The Clash – Complete Control
The Clash were a band I was introduced to early. I started out loving songs like ‘Janie Jones’ and ‘Wrong’ Em Boyo’, but as a teenager, I was listening to their first album on repeat. It was angry, it was raw, just what I was after. ‘Complete Control’ was a middle finger salute to the industry, labels, takers and posers, and as a kid that was constantly looking for something to kick off about and rail against, this song became a soundtrack to getting in trouble. The Clash are still on repeat in my house, and no band still has managed to capture the spirit and heart of rebellion like them.
The Members – Sound of the Suburbs
Another tune from the UK punk archives and discovered at around the same time for me as most of the late 70s bands; this is easily the best Member’s song in my eyes. The scratchy, twangy guitar sound and the immediacy of the lyrics and delivery had me hooked from the first listen. The reveille ‘bugle’ intro guitar line made me smile every time, and I still remember the feeling of it announcing the song lyrics like “the youth club group used to wanna be free, now they want anarchy” was bang on for me too as a teenager that even then couldn’t really understand how people were just alright to sit around, do nothing and listen to crap music. I wanted to burn it down, and the social commentary on this song made me want to have been there at the Marquee.
The Offspring – Bad Habit
‘Smash’, ‘Americana’, ‘Ixnay’ and ‘Conspiracy’ were angry, loud and sweary, the perfect mix for angsty teenagers. Apart from being one of the most disappointing gigs of my young life (enough said about that, the better), Offspring’s albums were constantly playing in my house and in the car. We used to pack the car with sleeping bags, a tent, all the family, and drive to France. The car would be so stacked that, as the youngest, I’d be sat in the middle seat, on top of a bunch of stuff, and the whole family would belt out the words to Smash. Which in itself was pretty amazing, but Bad Habit stuck out as the song that brought us the most joy. Mum would try and turn down the middle bit (“You stupid dumbsht goddamn motherfcker!”), but half the time would get it wrong, which meant we got to shout swear words at the top of our lungs. Mint.

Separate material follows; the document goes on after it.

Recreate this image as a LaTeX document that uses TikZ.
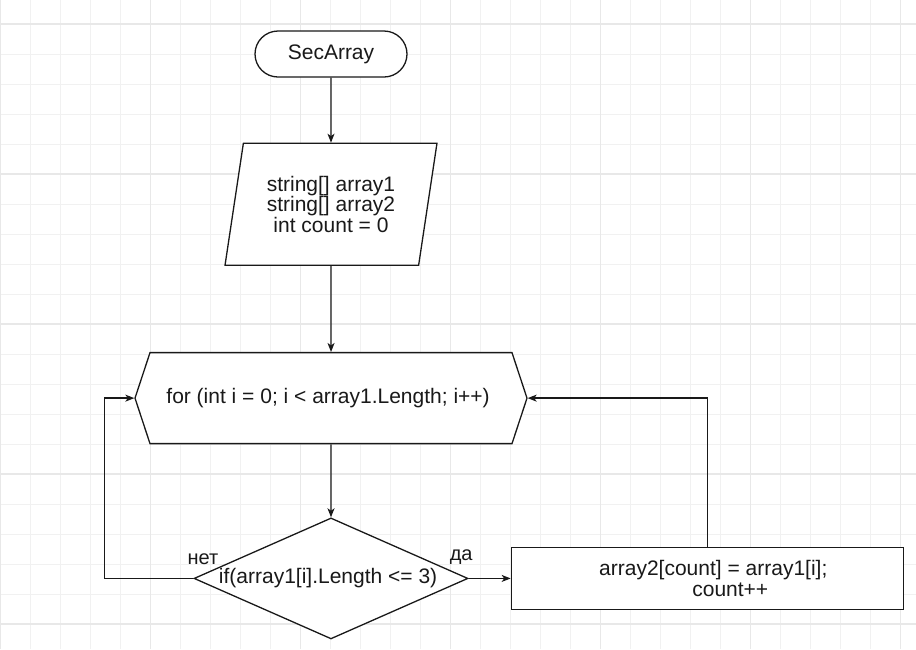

Blink 182 – Every Time I Look For You
Pop-punk perfection. Every band I was in during secondary school (which was probably too many) covered this song; even if we never gigged, we used to smash Blink. The perfect blend of stupid, fun lyrics, catchy hooks and top harmonies meant Blink was a great place to start playing music and the songs, whilst being brilliantly written, were easy enough to access and learn. ‘Every Time I Look For You’ is a song that gets overlooked a lot in a great back catalogue, but it is definitely one of my favourite. I could’ve picked a bunch of Blink songs, but this one, again, probably made the most mix CDs.
Taken from the April 2023 issue of Upset. Bar Stool Preachers’ album ‘Above The Static’ is out 31st March.